Sugar Cane tastes very good here, but production is erratic; heavy some years, almost nonexistent others.
No experience with Yu, sounds like one I’ll let others play with!
there are severa types of lang as well, namely polenski, thornless, hegard, junzao, etc. At least one of the RT’s also look like small langs. Tastes like it too.
the bigger langs may get as big as li, btw.
Yes, I think I got a couple of Shanxi grafts to take. Only one had fruit this year, but hopefully both will have some next year. Thanks for the wood!
My understanding was that Li are pretty big, at least compared to So, Honey Jar, Sugar Cane, etc. These Shanxi were only slightly bigger than So, but not by as much as I would expect (there are is a pic in the above link). Maybe they will be bigger next year.
I suppose it is also possible that I messed up with the grafts. That year, I was grafted ~20 varieties, spread over 80-100 grafts. Regrettably a lot were lost when none of the 50 rootstocks lived- a few leafed out, but none very strongly. At least, AFAIK none lived- I did give some out and it is possible that someone took better care of them than me.
Same for me- from the description, it makes GA866 seem like a heavy producer!
Is it a texture issue when you grow SC? Maybe it needs more in-ground moisture to stay crisp…

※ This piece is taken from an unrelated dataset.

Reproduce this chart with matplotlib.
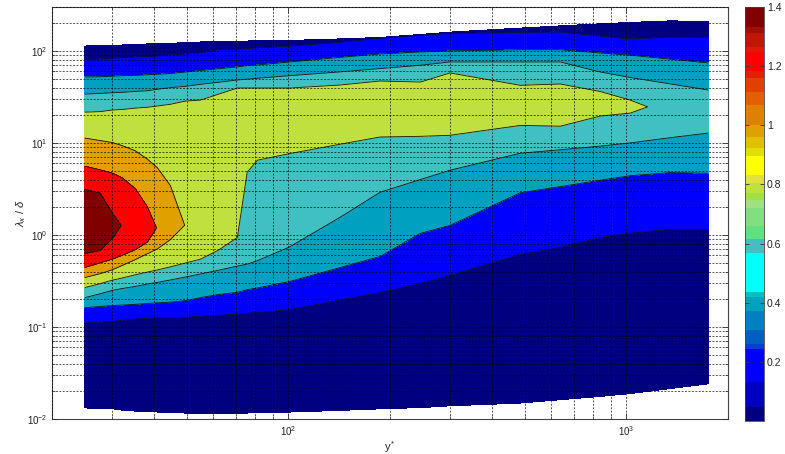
import numpy as np
import matplotlib
matplotlib.use("Agg")
import matplotlib.pyplot as plt
import matplotlib.ticker as mticker
from matplotlib.colors import ListedColormap, BoundaryNorm
from matplotlib.cm import ScalarMappable

plt.rcParams['font.family'] = ['Liberation Sans', 'DejaVu Sans']
plt.rcParams['mathtext.fontset'] = 'custom'
plt.rcParams['mathtext.rm'] = 'Liberation Sans'
plt.rcParams['mathtext.it'] = 'Liberation Sans:italic'
plt.rcParams['mathtext.bf'] = 'Liberation Sans:bold'

nan = np.nan

# wall distance of each measured profile
ystar = [25, 27.8, 30.2, 32.3, 35.3, 38.3, 41.0, 44.8, 49.6, 54.9, 62.1, 70.7,
         75.6, 81.0, 101, 142.5, 187, 246, 301, 486, 638, 838, 1028, 1350, 1748]

# resolved wavelength range of each profile
lam_bottom = [0.0132, 0.0130, 0.0129, 0.0125, 0.0122, 0.0121, 0.0119, 0.0118,
              0.0116, 0.0116, 0.0116, 0.0116, 0.0116, 0.0118, 0.0119, 0.0124,
              0.0129, 0.0133, 0.0139, 0.0149, 0.0162, 0.0176, 0.0189, 0.0214,
              0.0241]
lam_top = [113, 114, 115, 116, 118, 119, 119, 121, 123, 125, 126, 127, 128,
           129, 130, 135, 140, 151, 160, 177, 187, 197, 204, 212, 209]

# wavelength where the spectrum first reaches each level (short-wave side)
lo02 = [0.111, 0.113, 0.115, 0.118, 0.122, 0.124, 0.126, 0.127, 0.127, 0.131,
        0.134, 0.138, 0.141, 0.143, 0.154, 0.196, 0.236, 0.296, 0.362, 0.613,
        0.731, 0.939, 1.04, 1.15, 1.15]
lo04 = [0.162, 0.167, 0.171, 0.173, 0.176, 0.180, 0.183, 0.186, 0.193, 0.208,
        0.225, 0.238, 0.254, 0.265, 0.312, 0.442, 0.583, 1.04, 1.27, 2.87,
        3.35, 3.93, 4.40, 4.76, 4.68]
lo06 = [0.208, 0.230, 0.250, 0.262, 0.276, 0.293, 0.305, 0.324, 0.349, 0.376,
        0.413, 0.459, 0.482, 0.525, 0.742, 1.56, 2.91, 4.00, 5.05, 7.73,
        8.42, 9.24, 10.0, 11.4, 12.8]
lo08 = [0.268, 0.296, 0.323, 0.341, 0.369, 0.395, 0.417, 0.450, 0.495, 0.544,
        0.683, 0.939, 4.80, 6.49, 7.66, 9.69, 11.6, 11.8, 12.1, 15.5,
        15.2, 19.6, 21.1, nan, nan]
lo10 = [0.344, 0.380, 0.419, 0.467, 0.540, 0.624, 0.705, 0.889] + [nan] * 17
lo12 = [0.442, 0.498, 0.546, 0.601, 0.691, 0.837] + [nan] * 19
lo14 = [0.629, 0.678, 0.918] + [nan] * 22

# spectral peak of each profile
peak_val = [1.50, 1.48, 1.44, 1.395, 1.33, 1.26, 1.195, 1.10, 0.995, 0.95,
            0.90, 0.88, 0.87, 0.86, 0.87, 0.88, 0.90, 0.90, 0.92, 0.88,
            0.86, 0.84, 0.82, 0.77, 0.70]
peak_lam = [1.37, 1.37, 1.27, 1.27, 1.37, 1.30, 1.18, 1.37, 1.27, 2.38,
            3.93, 5.05, 15.6, 15.6, 17.7, 21.6, 22.8, 24.0, 25.8, 25.8,
            25.0, 26.4, 25.2, 23.9, 22.8]

# wavelength where the spectrum drops back below each level (long-wave side)
hi14 = [3.14, 2.84, 1.72] + [nan] * 22
hi12 = [5.59, 5.10, 4.69, 4.17, 3.18, 2.03] + [nan] * 19
hi10 = [11.3, 10.6, 10.1, 9.33, 8.20, 6.66, 5.37, 3.44] + [nan] * 17
hi08 = [21.6, 21.9, 22.8, 23.1, 23.9, 24.4, 25.2, 26.3, 28.5, 29.2,
        33.8, 39.5, 39.5, 39.5, 39.5, 42.6, 47.1, 45.9, 57.6, 42.3,
        43.7, 36.2, 29.2, nan, nan]
hi06 = [34.0, 34.5, 35.1, 35.5, 36.3, 36.9, 38.3, 39.9, 41.2, 43.3,
        45.6, 48.3, 49.3, 50.4, 53.8, 59.2, 64.3, 69.8, 75.9, 75.9,
        75.9, 59.0, 51.4, 43.8, 37.6]
hi04 = [52.1, 52.4, 53.2, 53.8, 54.3, 55.0, 55.8, 56.8, 59.0, 61.3,
        64.0, 67.2, 69.2, 70.4, 75.9, 85.2, 92.7, 97.5, 100, 103,
        103, 95.0, 89.8, 81.4, 74.0]
hi02 = [79.8, 81.9, 83.8, 84.8, 86.0, 87.1, 88.3, 90.5, 92.7, 95.0,
        103.5, 104, 106, 108, 113, 124, 138, 148, 155, 159,
        161, 145, 135, 141, 139]

edge_value = 0.1
levels = [0.2, 0.4, 0.6, 0.8, 1.0, 1.2, 1.4]
lo_sets = [lo02, lo04, lo06, lo08, lo10, lo12, lo14]
hi_sets = [hi02, hi04, hi06, hi08, hi10, hi12, hi14]

fill_colors = ['#000080', '#0000FF', '#00A0C0', '#40C0C0',
               '#C0E040', '#E0A000', '#FF0000', '#800000']

# colour bar segments
cbar_bounds = [0, 0.047, 0.132, 0.242, 0.262, 0.307, 0.372, 0.418, 0.437, 0.569,
               0.614, 0.659, 0.719, 0.747, 0.770, 0.804, 0.832, 0.896, 0.922,
               0.962, 1.0, 1.069, 1.114, 1.159, 1.182, 1.249, 1.266, 1.312,
               1.334, 1.4]
cbar_colors = ['#000080', '#0000C0', '#0000FF', '#0040D0', '#0060C0', '#0080C0',
               '#00A0C0', '#00C0C0', '#00FFFF', '#40C0C0', '#60E080', '#80E080',
               '#A0E080', '#A0E040', '#C0E040', '#E0E040', '#FFFF00', '#E0E000',
               '#E0C000', '#E0A000', '#E08000', '#E06000', '#E04000', '#E02000',
               '#FF0000', '#E01800', '#C01800', '#A01000', '#800000']
cbar_ticks = [0.2, 0.4, 0.6, 0.8, 1.0, 1.2, 1.4]
cbar_ticklabels = ['0.2', '0.4', '0.6', '0.8', '1', '1.2', '1.4']

# ---- curvilinear grid: one row per level crossing, one column per profile ----
n_col = len(ystar)
row_lam = [lam_bottom]
row_z = [[edge_value] * n_col]
for lev, arr in zip(levels, lo_sets):
    row_lam.append([peak_lam[j] if np.isnan(arr[j]) else arr[j] for j in range(n_col)])
    row_z.append([peak_val[j] if np.isnan(arr[j]) else lev for j in range(n_col)])
row_lam.append(peak_lam)
row_z.append(peak_val)
for lev, arr in zip(levels[::-1], hi_sets[::-1]):
    row_lam.append([peak_lam[j] if np.isnan(arr[j]) else arr[j] for j in range(n_col)])
    row_z.append([peak_val[j] if np.isnan(arr[j]) else lev for j in range(n_col)])
row_lam.append(lam_top)
row_z.append([edge_value] * n_col)

Y = np.array(row_lam, dtype=float)
Z = np.array(row_z, dtype=float)
X = np.tile(np.array(ystar, dtype=float), (Y.shape[0], 1))

fig = plt.figure(figsize=(7.85, 4.54), dpi=100)
W, H = 785.0, 454.0
ax = fig.add_axes([52 / W, 35 / H, 676 / W, 412 / H])
ax.set_xscale('log')
ax.set_yscale('log')

ax.contourf(X, Y, Z, levels=[-1] + levels + [3], colors=fill_colors, zorder=1)
ax.contour(X, Y, Z, levels=levels, colors='#111111', linewidths=0.6, zorder=2)

ax.set_xlim(20, 2000)
ax.set_ylim(0.01, 300)

ax.set_axisbelow(False)
ax.grid(True, which='both', color='black', linestyle=(0, (2.5, 2.0)),
        linewidth=0.55, alpha=0.85, zorder=3)
ax.xaxis.set_major_locator(mticker.LogLocator(base=10))
ax.yaxis.set_major_locator(mticker.LogLocator(base=10))
ax.xaxis.set_minor_locator(mticker.LogLocator(base=10, subs=np.arange(2, 10)))
ax.yaxis.set_minor_locator(mticker.LogLocator(base=10, subs=np.arange(2, 10), numticks=20))
ax.xaxis.set_minor_formatter(mticker.NullFormatter())
ax.yaxis.set_minor_formatter(mticker.NullFormatter())
ax.tick_params(which='both', direction='in', top=True, right=True,
               colors='#333333', labelcolor='#222222', labelsize=7)
ax.tick_params(which='major', length=4, width=0.6)
ax.tick_params(which='minor', length=2.5, width=0.5)
for s in ax.spines.values():
    s.set_color('#444444')
    s.set_linewidth(0.8)

ax.set_xlabel(r'y$^*$', fontsize=8, color='#222222', labelpad=1)
ax.set_ylabel(r'$\lambda_x$ / $\delta$', fontsize=8, color='#222222')
ax.yaxis.set_label_coords(-0.036, 0.5)

# colour bar
cax = fig.add_axes([745 / W, 33 / H, 19 / W, 414 / H])
sm = ScalarMappable(norm=BoundaryNorm(cbar_bounds, len(cbar_colors)),
                    cmap=ListedColormap(cbar_colors))
cb = fig.colorbar(sm, cax=cax, spacing='proportional', ticks=cbar_ticks)
cb.ax.set_yticklabels(cbar_ticklabels)
cb.ax.minorticks_off()
cax.tick_params(direction='in', left=True, right=True, length=3, width=0.6,
                colors='#333333', labelcolor='#222222', labelsize=7.5, pad=2)
cb.outline.set_linewidth(0.6)
cb.outline.set_edgecolor('#444444')

fig.savefig('out.png', dpi=100)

i wish it was just watering issue, but the texture and juiciness were fine with watering(or even with little watering), but the taste is really off, with a slight bitter taste. Have the same problem with contorted’s.Honey jar is immune to our summers
I have at least 3 Shanxi Li. One has round fruit that is significantly smaller than Li. One has round fruit that is slightly smaller than Li. One has a more elongated fruit that is good sized. They all taste OK and in some years the flavor is pretty good. But the flavor has never been exceptional. At least one of mine is from Roger Meyer and at least one is from Cooke.
Last year Sugar Cane was exceptional from start to finish. It was one of my top 3 jujubes last year. This year it was not very good early, but by the end of the season it was pretty good. I’m pretty sure it’s not a watering issue. I suspect it’s a heat units issue.